DATA SECTION

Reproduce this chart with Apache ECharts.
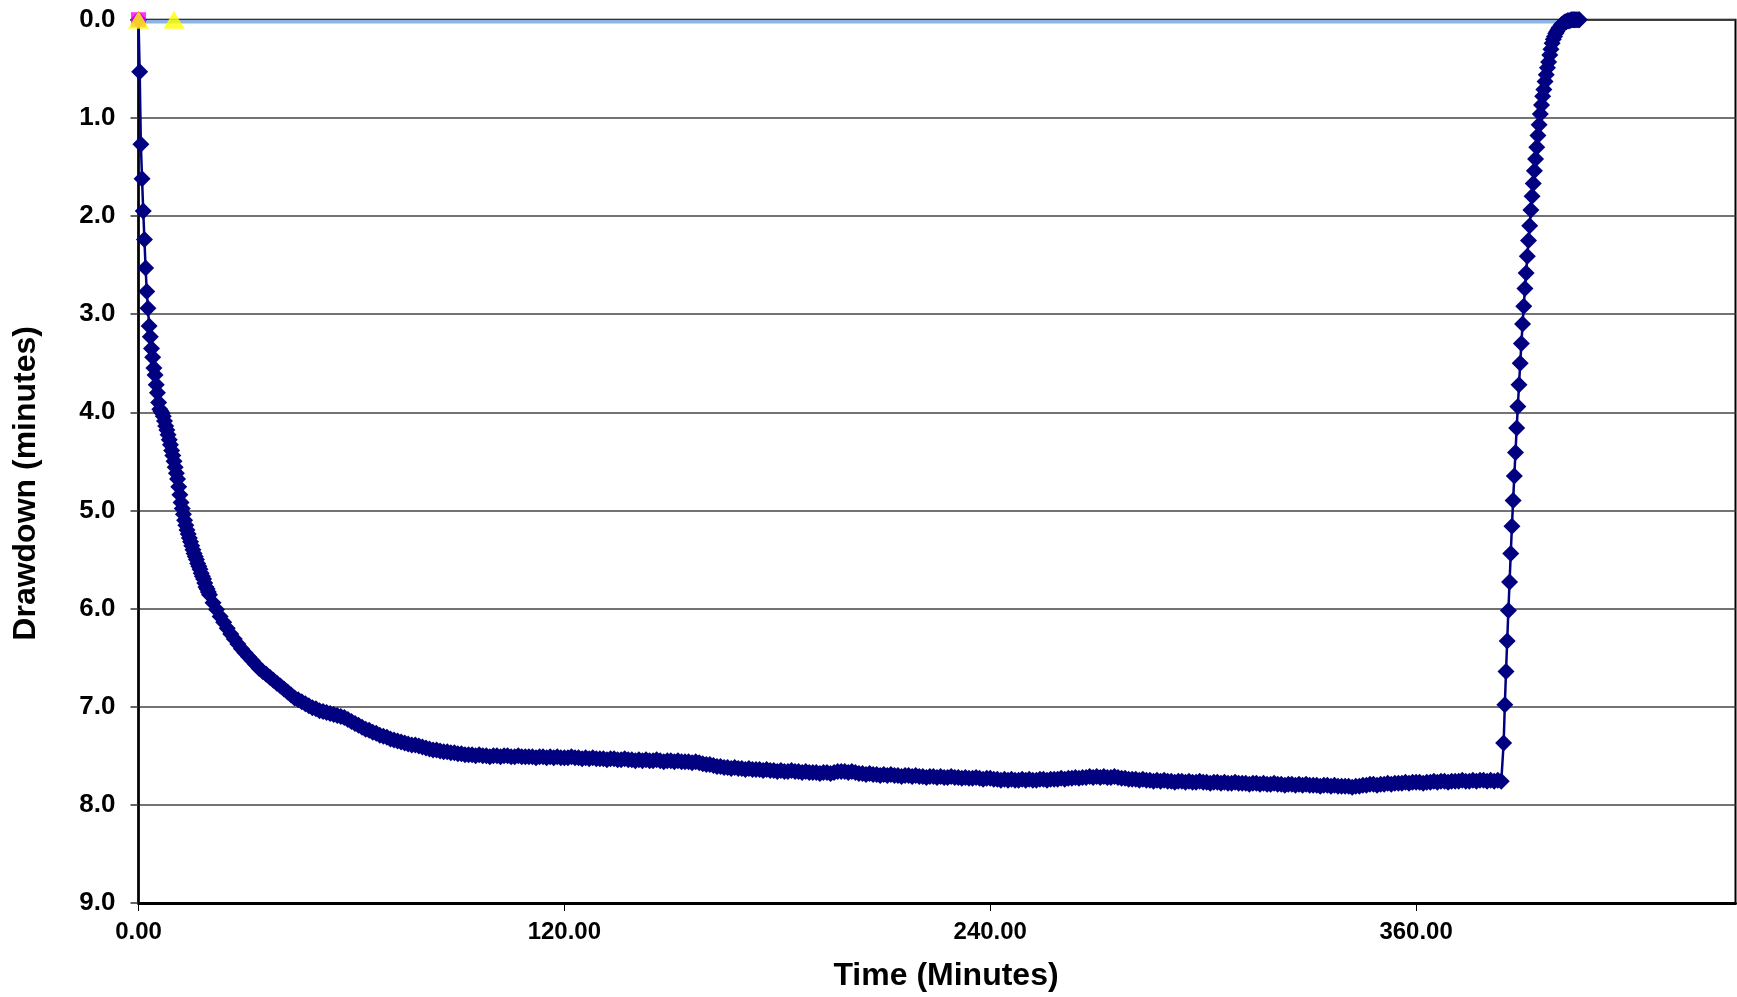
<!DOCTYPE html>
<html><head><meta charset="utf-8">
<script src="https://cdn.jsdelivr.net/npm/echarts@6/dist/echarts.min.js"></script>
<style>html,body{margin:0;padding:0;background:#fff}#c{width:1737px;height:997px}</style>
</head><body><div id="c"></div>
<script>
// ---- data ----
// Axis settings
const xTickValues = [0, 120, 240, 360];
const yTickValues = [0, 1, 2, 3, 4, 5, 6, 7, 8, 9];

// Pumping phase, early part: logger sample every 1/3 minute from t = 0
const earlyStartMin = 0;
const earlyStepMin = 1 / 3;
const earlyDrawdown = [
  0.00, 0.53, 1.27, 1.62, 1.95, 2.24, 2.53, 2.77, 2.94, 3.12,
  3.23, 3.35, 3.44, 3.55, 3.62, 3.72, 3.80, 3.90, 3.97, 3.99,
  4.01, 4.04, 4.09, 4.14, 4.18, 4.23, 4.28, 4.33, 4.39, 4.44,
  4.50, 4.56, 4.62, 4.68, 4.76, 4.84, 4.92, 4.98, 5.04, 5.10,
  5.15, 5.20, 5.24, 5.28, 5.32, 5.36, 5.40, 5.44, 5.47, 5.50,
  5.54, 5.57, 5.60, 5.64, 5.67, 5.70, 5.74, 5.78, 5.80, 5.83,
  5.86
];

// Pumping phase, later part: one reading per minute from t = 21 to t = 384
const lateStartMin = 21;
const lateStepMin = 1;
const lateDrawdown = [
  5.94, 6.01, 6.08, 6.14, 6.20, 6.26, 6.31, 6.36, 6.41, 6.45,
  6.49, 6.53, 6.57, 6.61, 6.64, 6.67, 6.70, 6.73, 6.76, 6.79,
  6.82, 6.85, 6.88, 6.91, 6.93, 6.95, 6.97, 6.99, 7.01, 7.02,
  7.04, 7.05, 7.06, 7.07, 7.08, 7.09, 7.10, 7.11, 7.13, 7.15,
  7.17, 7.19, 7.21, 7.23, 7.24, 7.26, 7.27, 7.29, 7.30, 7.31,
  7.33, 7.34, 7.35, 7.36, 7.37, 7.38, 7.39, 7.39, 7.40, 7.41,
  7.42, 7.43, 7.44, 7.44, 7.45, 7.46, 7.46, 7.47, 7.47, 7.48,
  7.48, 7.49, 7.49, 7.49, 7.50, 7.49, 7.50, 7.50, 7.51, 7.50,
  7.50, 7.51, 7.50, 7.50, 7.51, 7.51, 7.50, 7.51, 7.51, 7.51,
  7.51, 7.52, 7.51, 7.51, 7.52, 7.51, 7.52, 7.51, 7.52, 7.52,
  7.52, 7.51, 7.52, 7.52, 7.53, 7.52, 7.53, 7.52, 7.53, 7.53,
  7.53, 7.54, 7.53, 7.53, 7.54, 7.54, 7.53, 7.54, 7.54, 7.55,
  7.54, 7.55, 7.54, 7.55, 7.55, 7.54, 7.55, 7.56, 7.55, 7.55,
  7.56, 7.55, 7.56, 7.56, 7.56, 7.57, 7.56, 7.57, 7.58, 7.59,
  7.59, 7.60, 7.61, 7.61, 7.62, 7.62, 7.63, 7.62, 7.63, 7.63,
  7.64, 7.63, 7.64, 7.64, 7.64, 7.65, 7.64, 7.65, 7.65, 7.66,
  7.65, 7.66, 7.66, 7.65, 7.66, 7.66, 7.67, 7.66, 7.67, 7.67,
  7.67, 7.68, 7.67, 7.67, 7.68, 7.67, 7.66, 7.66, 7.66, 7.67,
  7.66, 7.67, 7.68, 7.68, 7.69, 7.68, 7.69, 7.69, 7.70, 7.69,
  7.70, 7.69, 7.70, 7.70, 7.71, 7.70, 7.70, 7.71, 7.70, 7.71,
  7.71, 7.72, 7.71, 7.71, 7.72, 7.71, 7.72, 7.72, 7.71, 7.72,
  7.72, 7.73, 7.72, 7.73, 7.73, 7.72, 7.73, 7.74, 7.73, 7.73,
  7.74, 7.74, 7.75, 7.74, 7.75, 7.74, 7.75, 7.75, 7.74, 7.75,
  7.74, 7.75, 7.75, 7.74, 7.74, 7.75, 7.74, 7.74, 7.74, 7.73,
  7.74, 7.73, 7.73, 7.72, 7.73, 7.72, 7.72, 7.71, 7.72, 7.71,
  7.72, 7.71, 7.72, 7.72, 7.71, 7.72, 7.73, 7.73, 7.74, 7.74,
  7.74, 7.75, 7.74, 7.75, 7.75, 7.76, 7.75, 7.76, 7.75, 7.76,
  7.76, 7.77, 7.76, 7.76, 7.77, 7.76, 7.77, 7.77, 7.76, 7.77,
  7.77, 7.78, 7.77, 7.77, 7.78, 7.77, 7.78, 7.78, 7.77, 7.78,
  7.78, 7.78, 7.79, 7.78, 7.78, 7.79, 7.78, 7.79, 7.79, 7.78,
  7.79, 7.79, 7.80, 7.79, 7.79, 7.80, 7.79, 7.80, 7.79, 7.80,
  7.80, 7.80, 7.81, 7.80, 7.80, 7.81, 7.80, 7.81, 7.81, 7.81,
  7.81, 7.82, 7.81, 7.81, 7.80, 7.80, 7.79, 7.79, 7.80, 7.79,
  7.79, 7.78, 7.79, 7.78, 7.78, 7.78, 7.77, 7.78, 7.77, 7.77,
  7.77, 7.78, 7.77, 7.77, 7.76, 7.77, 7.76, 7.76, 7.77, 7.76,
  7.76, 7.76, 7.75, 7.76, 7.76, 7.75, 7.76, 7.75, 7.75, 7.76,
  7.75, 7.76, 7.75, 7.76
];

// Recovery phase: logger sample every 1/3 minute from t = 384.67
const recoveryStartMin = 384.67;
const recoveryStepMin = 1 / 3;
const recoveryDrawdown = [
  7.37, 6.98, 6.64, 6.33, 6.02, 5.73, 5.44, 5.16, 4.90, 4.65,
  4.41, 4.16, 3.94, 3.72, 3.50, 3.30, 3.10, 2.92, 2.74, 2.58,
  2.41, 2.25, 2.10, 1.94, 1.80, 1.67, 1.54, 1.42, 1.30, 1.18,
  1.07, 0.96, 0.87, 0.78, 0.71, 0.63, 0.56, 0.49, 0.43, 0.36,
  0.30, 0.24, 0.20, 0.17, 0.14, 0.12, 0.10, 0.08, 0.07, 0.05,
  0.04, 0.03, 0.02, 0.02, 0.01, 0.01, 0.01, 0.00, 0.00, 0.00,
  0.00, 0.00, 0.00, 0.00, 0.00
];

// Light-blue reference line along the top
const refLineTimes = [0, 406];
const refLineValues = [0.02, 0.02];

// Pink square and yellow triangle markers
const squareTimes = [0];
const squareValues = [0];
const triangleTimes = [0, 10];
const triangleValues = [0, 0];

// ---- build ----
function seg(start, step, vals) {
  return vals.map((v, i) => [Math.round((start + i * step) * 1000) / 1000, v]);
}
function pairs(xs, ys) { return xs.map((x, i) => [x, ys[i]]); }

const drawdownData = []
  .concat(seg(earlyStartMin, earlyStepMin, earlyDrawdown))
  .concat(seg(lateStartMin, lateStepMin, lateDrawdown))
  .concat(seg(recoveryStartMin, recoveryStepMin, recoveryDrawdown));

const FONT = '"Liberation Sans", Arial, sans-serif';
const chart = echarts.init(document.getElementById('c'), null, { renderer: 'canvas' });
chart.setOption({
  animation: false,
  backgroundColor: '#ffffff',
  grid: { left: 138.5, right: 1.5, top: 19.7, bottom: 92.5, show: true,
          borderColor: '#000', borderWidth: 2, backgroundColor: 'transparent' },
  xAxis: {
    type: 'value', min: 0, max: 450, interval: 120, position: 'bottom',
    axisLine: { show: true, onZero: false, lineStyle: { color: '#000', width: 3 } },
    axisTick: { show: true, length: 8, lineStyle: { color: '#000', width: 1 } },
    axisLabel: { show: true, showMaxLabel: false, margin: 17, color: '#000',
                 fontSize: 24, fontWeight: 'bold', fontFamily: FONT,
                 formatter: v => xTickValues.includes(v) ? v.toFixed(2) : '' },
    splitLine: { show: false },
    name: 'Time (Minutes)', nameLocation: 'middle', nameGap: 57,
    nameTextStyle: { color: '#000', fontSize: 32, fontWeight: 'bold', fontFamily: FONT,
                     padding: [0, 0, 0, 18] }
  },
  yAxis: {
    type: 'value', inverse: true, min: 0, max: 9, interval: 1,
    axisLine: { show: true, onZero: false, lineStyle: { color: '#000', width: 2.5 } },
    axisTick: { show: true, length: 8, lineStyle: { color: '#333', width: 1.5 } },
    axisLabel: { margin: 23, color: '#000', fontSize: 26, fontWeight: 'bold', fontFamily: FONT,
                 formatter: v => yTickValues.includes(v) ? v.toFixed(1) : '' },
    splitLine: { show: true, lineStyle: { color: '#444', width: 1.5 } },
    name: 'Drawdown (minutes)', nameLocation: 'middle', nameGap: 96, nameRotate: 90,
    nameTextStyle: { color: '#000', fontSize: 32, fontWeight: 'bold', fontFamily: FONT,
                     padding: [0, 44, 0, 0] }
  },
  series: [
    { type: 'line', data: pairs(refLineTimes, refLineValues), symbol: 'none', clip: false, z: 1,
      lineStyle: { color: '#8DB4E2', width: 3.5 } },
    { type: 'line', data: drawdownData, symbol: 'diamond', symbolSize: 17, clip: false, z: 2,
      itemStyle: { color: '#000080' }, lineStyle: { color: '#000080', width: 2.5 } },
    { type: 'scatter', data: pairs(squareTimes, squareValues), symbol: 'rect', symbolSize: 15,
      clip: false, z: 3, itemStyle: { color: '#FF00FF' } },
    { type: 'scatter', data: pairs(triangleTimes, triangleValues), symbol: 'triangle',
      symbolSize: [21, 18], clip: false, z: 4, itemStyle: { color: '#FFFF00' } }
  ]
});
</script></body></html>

DIRECTIONS FOR THIS TASK
Restate exactly, please, only the lines between the start of the data and the line containing "5, 6, 7, 8, 9];", both ends included, skipping the pictures.

RESPONSE TO THIS EXERCISE
Reproduce this chart with Apache ECharts.
<!DOCTYPE html>
<html><head><meta charset="utf-8">
<script src="https://cdn.jsdelivr.net/npm/echarts@6/dist/echarts.min.js"></script>
<style>html,body{margin:0;padding:0;background:#fff}#c{width:1737px;height:997px}</style>
</head><body><div id="c"></div>
<script>
// ---- data ----
// Axis settings
const xTickValues = [0, 120, 240, 360];
const yTickValues = [0, 1, 2, 3, 4, 5, 6, 7, 8, 9];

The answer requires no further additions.